The line of division between procedural and representational management of interface information

Tobias Scheer (University of Nice)

This talk examines the balance of the basic ingredients that are needed for an adequate theory of how extra-phonological information is processed in phonology. Following the by now well established modular view of cognitive and linguistic architecture, morpho-syntax and phonology "do not see" each other, nor even know of each other's existence. Therefore, any intermodular communication must be managed by some external entity, which I call the Translator's Office (SPE's readjustment, Prosodic Phonology's mapping rules, Jackendoff's correspondence rules). In all models of the interface that recognise a Translator's Office, this device does two things (even though the division at hand often remains non-explicit): it decides on "chunk-submission" (roughly speaking, the phonological cycle, more on that below) and the translation of morpho-syntactic objects into phonological objects. The former activity is purely procedural, while the output of the latter is representational.

There is general agreement that the representational output may not be any kind of diacritic (although theories do not always follow this request). The ban on diacritics follows from modularity: ­each module speaks its own language (of the brain), and hence only understands what it is told in its own idiom. As a consequence, phonology can neither make direct reference to morpho-syntactic categories, nor to non-linguistic objects such as diacritics (#, brackets, the prosodic hierarchy etc.). The output of the Translator's office can thus only be truly phonological objects - a truly phonological object is one that exists in the phonology for purely domestic reasons and in absence of any issue related to the interface.

The empirical picture of phonological processes that are sensitive to morpho-syntactic information may be meaningfully divided into two major classes, one of which has two sub-classes. The major division is between processes where the Translator's Office only decides which chunk of the string is submitted to phonological interpretation, and those where it modifies the application of a rule (blocking or triggering it). All stress-related phenomena are of the former kind, e.g. párent-hood has the same stress pattern as párent (and not as parént-al) because the stem has been submitted to phonology twice: first alone, then together with the affix (this is the phonological cycle, supplemented with the traditional principle of robustness according to which a change made on an earlier cycle cannot be undone on a later cycle).
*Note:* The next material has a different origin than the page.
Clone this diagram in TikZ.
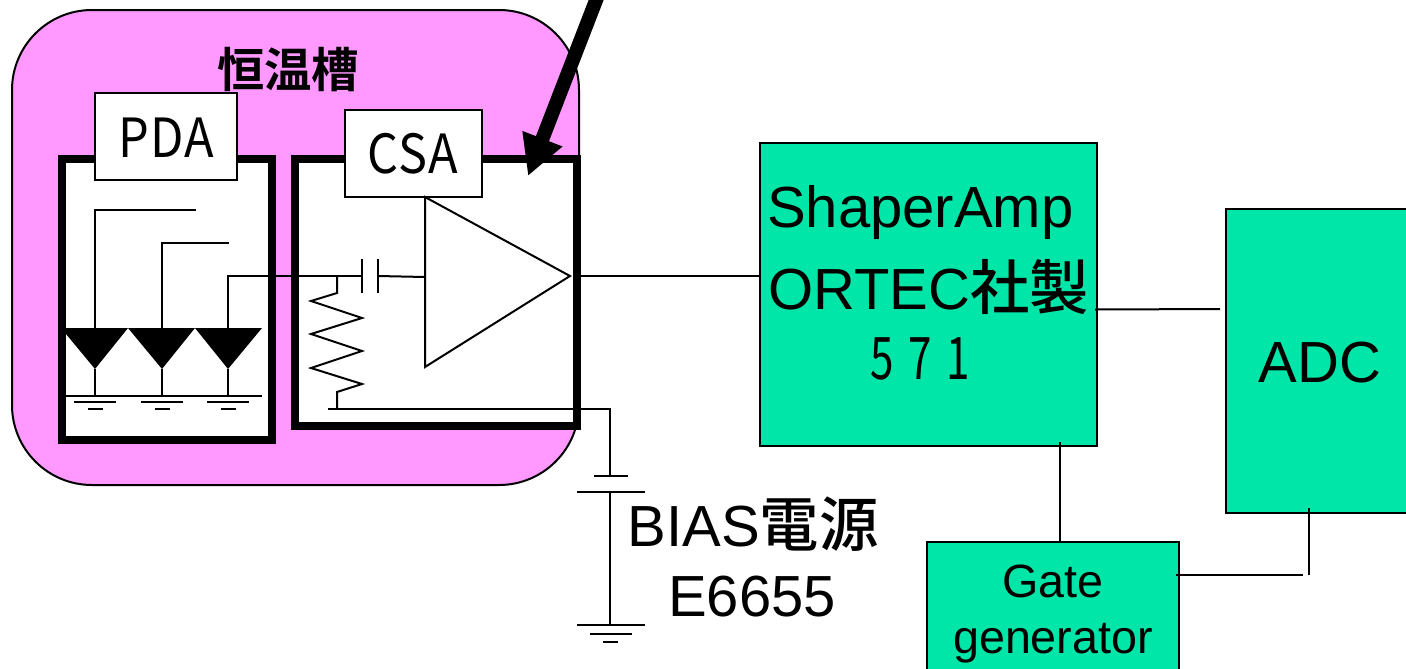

In case the application of a phonological rule is influenced, the Translator's Office can either have a blocking or a triggering influence. Lexical Phonology and OTed versions thereof manage the former by purely procedural means (interactionism or reranking of constraints), but recur to the representational function of the Translator's Office for the latter (so-called derived environment effects): either brackets (and bracket erasure) are needed, or reference to the prosodic hierarchy is made (Stratal OT, DOT). Both are objects that come into being as the representational output of the Translator's Office.

I argue that current interface theories fail because they need to recur to diacritics for derived environment effects: SPE-type boundaries, Lexical Phonology (brackets), Kaye (1995, domain edges), Prosodic Phonology (the prosodic hierarchy) and OTed versions of Lexical Phonology (Stratal OT, DOT where brackets are replaced by units of the prosodic hierarchy). Some argument is necessary in order to show that the prosodic hierarchy is a diacritic, if an autosegmental one: following the definition above, it is not a truly phonological object since it exists only in order to translate morpho-syntactic structure into phonology - exactly the purpose of #, + and the like. Also, it is irrelevant for domestic phonology in absence of any issue related to the interface.

The division that I propose between procedural and representational management of interface phenomena is different: while the purely procedural type (illustrated by párent-hood above) remains as it is, any modification of the application of a rule is the result of a representational activity: an object has been added to the lexical ingredients of the phonological string. Also unlike other theories, I argue that the representational output of the Translator's Office are only objects which already exist in phonology in absence of any issue related to the interface.

The resulting theory is called Direct Interface because it does not go through any placeholder when morpho-syntactic information is translated into phonology. Rather, the output of the Translator's Office is an already existing category. Obviously, the nature of this category depends on the particular phonological theory used. Therefore different theories make different predictions and may be evaluated according to their behaviour at the interface. This is a desirable effect which other interface theories, precisely because they do not engage truly phonological entities, do not offer.

I then show how the particular phonological theory that I am working in, CVCV, implements the direct request: for reasons that are made explicit, the output of the Translator's Office can be four and only four different objects: Government of final empty Nuclei (FEN), ability for FEN to govern and to license and the insertion of an empty CV unit. This very restrictive set of possibilities is claimed to be able to account for all phenomena that modify the application of a process. Finally, I illustrate the fact that on this account, a clear line of division between procedural and representational interface effects emerges: the former concern only stress, while everything that is traditionally called sandhi falls under the scope of the latter.